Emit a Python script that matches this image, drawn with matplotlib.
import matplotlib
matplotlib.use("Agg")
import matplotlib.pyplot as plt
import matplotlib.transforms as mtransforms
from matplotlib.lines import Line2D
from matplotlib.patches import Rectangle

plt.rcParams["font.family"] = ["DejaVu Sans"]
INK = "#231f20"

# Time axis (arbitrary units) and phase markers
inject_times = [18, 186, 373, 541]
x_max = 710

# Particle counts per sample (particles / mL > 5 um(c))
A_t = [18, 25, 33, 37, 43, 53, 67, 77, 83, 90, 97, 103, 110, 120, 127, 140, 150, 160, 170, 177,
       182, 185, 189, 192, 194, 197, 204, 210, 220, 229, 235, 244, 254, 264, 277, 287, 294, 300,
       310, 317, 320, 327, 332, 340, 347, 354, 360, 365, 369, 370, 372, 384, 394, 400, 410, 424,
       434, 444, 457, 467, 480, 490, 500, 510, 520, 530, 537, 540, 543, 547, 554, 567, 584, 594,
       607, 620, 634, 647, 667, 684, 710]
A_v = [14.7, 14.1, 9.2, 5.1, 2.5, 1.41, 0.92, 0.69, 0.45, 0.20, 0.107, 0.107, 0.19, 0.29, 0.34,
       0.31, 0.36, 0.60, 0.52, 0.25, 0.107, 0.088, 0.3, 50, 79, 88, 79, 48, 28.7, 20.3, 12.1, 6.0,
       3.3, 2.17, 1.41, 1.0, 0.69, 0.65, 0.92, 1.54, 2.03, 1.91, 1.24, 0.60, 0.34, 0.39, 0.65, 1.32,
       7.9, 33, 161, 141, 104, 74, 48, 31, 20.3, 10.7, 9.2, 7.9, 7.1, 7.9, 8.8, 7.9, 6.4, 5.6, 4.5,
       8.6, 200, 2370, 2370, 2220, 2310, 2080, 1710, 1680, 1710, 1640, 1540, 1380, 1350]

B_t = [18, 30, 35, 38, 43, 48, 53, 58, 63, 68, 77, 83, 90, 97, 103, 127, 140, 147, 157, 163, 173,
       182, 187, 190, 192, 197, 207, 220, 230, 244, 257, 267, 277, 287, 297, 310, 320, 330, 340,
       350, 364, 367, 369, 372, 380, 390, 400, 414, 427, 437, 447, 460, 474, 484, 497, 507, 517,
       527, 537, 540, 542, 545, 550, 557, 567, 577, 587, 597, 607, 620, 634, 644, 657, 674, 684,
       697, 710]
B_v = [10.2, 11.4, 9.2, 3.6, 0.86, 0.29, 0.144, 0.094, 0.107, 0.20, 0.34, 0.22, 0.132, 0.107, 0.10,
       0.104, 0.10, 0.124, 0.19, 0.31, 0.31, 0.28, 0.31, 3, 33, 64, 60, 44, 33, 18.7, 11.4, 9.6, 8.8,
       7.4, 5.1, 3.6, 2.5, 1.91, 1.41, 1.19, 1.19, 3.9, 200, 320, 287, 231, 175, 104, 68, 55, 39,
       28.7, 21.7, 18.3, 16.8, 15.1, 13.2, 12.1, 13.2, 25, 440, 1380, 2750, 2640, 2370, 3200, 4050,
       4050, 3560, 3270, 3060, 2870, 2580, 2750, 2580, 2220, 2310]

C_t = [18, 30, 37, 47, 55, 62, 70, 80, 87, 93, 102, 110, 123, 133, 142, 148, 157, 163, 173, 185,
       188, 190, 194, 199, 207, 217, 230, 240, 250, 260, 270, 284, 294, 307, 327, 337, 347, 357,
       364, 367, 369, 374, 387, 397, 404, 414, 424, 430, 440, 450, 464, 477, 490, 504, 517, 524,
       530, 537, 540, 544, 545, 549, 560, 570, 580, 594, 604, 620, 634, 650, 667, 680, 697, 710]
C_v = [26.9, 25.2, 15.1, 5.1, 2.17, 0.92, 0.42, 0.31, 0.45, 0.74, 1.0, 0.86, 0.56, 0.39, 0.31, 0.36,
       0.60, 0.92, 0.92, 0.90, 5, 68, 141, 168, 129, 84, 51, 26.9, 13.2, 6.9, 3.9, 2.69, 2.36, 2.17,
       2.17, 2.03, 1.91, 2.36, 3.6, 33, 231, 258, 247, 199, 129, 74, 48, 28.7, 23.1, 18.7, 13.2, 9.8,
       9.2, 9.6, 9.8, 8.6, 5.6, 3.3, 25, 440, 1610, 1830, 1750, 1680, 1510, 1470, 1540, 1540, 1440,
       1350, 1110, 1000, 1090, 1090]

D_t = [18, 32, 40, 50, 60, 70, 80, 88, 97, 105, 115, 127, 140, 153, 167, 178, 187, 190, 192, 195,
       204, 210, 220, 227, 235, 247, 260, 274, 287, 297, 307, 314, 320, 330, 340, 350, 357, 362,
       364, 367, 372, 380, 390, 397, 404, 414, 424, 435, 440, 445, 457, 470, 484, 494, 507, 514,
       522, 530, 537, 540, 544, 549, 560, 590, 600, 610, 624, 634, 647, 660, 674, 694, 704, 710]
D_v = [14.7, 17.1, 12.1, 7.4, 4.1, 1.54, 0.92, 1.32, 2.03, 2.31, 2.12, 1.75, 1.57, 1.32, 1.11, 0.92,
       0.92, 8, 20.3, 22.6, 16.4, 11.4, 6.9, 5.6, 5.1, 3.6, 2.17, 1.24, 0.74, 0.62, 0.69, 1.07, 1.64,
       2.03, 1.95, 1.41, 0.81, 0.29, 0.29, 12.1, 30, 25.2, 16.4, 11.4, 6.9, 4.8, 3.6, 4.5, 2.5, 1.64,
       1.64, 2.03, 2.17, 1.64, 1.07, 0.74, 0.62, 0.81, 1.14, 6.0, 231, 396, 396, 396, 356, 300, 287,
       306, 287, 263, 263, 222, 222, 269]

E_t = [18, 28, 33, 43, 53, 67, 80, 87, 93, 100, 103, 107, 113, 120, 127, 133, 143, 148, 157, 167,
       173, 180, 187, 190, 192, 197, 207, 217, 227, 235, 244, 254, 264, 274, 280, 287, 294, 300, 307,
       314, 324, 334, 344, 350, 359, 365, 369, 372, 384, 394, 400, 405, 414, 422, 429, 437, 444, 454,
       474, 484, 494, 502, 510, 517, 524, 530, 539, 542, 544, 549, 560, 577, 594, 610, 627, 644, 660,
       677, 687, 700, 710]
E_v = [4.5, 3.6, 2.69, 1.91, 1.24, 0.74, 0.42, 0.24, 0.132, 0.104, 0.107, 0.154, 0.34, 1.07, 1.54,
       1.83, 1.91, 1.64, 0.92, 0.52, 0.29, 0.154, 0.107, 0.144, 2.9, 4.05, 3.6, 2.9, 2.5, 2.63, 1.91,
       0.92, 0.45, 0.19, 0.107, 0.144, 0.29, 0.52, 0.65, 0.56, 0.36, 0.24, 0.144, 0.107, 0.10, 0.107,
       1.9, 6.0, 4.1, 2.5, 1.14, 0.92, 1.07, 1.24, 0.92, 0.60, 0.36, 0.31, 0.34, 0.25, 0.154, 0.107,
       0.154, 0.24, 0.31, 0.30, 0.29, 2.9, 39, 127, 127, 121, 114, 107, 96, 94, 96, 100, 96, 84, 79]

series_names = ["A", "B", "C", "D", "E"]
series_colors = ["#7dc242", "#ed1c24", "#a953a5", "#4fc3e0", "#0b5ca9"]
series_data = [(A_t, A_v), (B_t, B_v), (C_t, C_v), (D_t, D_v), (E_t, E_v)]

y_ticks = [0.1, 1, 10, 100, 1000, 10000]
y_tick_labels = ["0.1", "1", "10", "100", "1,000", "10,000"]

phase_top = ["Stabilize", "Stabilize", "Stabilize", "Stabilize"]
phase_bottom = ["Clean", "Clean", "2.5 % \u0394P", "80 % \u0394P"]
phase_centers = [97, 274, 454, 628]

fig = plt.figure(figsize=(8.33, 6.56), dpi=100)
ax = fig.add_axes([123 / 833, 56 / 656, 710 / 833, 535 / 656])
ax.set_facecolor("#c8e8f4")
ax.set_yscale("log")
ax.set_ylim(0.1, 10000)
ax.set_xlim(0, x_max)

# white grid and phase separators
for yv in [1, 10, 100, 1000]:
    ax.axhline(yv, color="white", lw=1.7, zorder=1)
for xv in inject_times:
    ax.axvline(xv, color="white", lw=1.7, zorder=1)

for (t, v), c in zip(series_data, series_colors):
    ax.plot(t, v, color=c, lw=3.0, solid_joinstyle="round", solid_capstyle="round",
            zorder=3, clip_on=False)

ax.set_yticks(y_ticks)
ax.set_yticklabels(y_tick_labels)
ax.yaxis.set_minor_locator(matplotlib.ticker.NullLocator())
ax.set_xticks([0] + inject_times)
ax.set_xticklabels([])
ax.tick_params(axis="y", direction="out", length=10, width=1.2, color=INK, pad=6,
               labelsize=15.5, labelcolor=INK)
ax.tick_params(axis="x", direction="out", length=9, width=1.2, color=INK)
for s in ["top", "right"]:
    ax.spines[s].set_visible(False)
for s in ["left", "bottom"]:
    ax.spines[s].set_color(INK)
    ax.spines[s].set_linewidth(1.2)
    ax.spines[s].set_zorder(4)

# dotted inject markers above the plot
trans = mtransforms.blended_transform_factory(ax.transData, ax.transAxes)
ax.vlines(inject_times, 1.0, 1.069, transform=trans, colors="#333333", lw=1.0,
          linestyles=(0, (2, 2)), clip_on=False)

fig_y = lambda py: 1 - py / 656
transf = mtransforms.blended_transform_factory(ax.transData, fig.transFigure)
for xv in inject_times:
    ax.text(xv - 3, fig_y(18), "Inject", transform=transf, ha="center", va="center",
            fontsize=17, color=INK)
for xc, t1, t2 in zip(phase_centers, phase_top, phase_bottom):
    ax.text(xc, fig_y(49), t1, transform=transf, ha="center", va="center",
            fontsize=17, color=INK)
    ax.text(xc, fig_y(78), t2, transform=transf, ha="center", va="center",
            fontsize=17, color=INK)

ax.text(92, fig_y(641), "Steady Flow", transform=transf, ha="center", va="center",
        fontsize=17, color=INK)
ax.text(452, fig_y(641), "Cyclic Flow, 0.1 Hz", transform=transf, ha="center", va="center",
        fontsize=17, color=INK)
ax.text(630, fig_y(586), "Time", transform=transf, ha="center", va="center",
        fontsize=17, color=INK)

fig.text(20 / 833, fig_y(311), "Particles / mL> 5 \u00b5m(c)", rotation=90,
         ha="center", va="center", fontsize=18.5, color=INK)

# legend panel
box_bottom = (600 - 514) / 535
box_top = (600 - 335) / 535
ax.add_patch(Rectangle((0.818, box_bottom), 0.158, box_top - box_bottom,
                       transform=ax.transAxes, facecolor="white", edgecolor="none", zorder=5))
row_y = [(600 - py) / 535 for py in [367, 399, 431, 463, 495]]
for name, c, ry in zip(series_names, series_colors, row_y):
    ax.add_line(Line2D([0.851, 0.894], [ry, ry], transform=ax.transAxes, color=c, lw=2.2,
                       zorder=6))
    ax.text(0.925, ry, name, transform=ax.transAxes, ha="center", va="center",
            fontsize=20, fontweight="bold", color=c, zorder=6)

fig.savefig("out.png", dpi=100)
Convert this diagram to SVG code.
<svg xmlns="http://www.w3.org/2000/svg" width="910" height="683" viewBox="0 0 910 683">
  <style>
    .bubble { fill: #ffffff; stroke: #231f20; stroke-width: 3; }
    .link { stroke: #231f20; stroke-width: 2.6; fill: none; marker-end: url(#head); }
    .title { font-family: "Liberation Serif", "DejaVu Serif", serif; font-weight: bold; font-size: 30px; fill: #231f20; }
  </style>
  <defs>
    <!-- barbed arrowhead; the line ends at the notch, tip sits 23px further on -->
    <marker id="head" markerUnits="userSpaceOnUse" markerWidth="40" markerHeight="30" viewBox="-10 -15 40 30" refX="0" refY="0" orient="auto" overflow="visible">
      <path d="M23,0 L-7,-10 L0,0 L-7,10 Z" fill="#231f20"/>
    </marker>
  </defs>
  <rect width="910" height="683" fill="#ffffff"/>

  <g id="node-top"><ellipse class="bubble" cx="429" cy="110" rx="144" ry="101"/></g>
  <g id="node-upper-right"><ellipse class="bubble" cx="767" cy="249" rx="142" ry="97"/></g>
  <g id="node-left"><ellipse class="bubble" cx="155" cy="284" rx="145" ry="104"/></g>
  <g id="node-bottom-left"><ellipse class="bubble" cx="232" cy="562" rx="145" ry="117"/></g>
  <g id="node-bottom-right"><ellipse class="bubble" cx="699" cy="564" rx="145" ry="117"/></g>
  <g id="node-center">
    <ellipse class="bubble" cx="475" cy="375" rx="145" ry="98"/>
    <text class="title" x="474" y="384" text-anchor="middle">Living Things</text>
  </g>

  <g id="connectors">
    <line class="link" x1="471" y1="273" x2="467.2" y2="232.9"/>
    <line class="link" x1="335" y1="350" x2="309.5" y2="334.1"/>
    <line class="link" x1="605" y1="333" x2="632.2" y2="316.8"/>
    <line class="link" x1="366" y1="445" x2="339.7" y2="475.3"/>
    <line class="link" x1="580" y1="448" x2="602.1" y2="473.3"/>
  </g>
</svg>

* _Objective_:
Return only the lines spanning from the first line of the material through the line with "1540, 1380, 1350]", copied exactly, both ends kept.

* _Exercise result_:
Emit a Python script that matches this image, drawn with matplotlib.
import matplotlib
matplotlib.use("Agg")
import matplotlib.pyplot as plt
import matplotlib.transforms as mtransforms
from matplotlib.lines import Line2D
from matplotlib.patches import Rectangle

plt.rcParams["font.family"] = ["DejaVu Sans"]
INK = "#231f20"

# Time axis (arbitrary units) and phase markers
inject_times = [18, 186, 373, 541]
x_max = 710

# Particle counts per sample (particles / mL > 5 um(c))
A_t = [18, 25, 33, 37, 43, 53, 67, 77, 83, 90, 97, 103, 110, 120, 127, 140, 150, 160, 170, 177,
       182, 185, 189, 192, 194, 197, 204, 210, 220, 229, 235, 244, 254, 264, 277, 287, 294, 300,
       310, 317, 320, 327, 332, 340, 347, 354, 360, 365, 369, 370, 372, 384, 394, 400, 410, 424,
       434, 444, 457, 467, 480, 490, 500, 510, 520, 530, 537, 540, 543, 547, 554, 567, 584, 594,
       607, 620, 634, 647, 667, 684, 710]
A_v = [14.7, 14.1, 9.2, 5.1, 2.5, 1.41, 0.92, 0.69, 0.45, 0.20, 0.107, 0.107, 0.19, 0.29, 0.34,
       0.31, 0.36, 0.60, 0.52, 0.25, 0.107, 0.088, 0.3, 50, 79, 88, 79, 48, 28.7, 20.3, 12.1, 6.0,
       3.3, 2.17, 1.41, 1.0, 0.69, 0.65, 0.92, 1.54, 2.03, 1.91, 1.24, 0.60, 0.34, 0.39, 0.65, 1.32,
       7.9, 33, 161, 141, 104, 74, 48, 31, 20.3, 10.7, 9.2, 7.9, 7.1, 7.9, 8.8, 7.9, 6.4, 5.6, 4.5,
       8.6, 200, 2370, 2370, 2220, 2310, 2080, 1710, 1680, 1710, 1640, 1540, 1380, 1350]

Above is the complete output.